76 Belgium: Marguerite Yourcenar – Ich zähmte die Wölfin: Die Erinnerungen des Kaisers Hadrian (Mémoirs d’Hadrian)
It was fascinating to learn about some of the history of the Roman Empire as seen through the author’s eyes. However, the awfully convoluted sentences and antiquated vocabulary took the joy out of the reading experience a bit too often.
77 Guyana: Oonya Kempadoo – Buxton Spice
The book didn’t impress me. Growing up in 1970s Guyana must have meant sex, violence and a combination thereof. On top of that, I found the usage of written dialect rather tiring. Maybe listening to this as an audiobook might make me feel different about it – I like guessing dialects both in English and German, but dislike reading them in either language.
78 Lithuania: Jurga Ivanauskaitė – Placebo
The best thing about this book was the plot device of a cat talking to the ghost of the deceased character. Very often, the author steered on the funny and ironic side of things. But every now and then she crossed the line with a sledgehammer to wage war against consumerism and other vices of contemporary Lithuania. I could connect to the changes people experienced after the revolution, having lived through something similar myself.

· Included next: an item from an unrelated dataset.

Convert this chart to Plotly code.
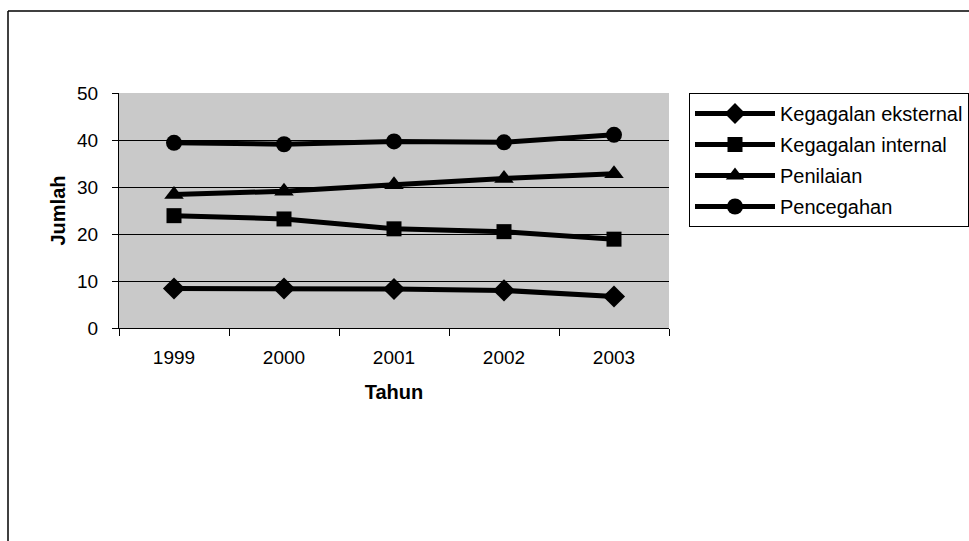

79 Mexico: Carmen Boullosa – They’re Cows, We’re Pigs
We’re a few hundred years ago, on Tortuga. Forget about pirates sailing the crystal blue waters of the Caribbean. The story, very well narrated by Ron Butler, describes the falling apart of a human being because of the cruelty and violence he’s subjected to himself and has to/ chooses to inflict on others. If one were to transfer the ideas of the main character into the now, I think it’d be fair to say that pretty much every soldier on this planet is a piece of broken flesh, and the same goes for their victims. This was a powerful book, and extremely hard to stomach.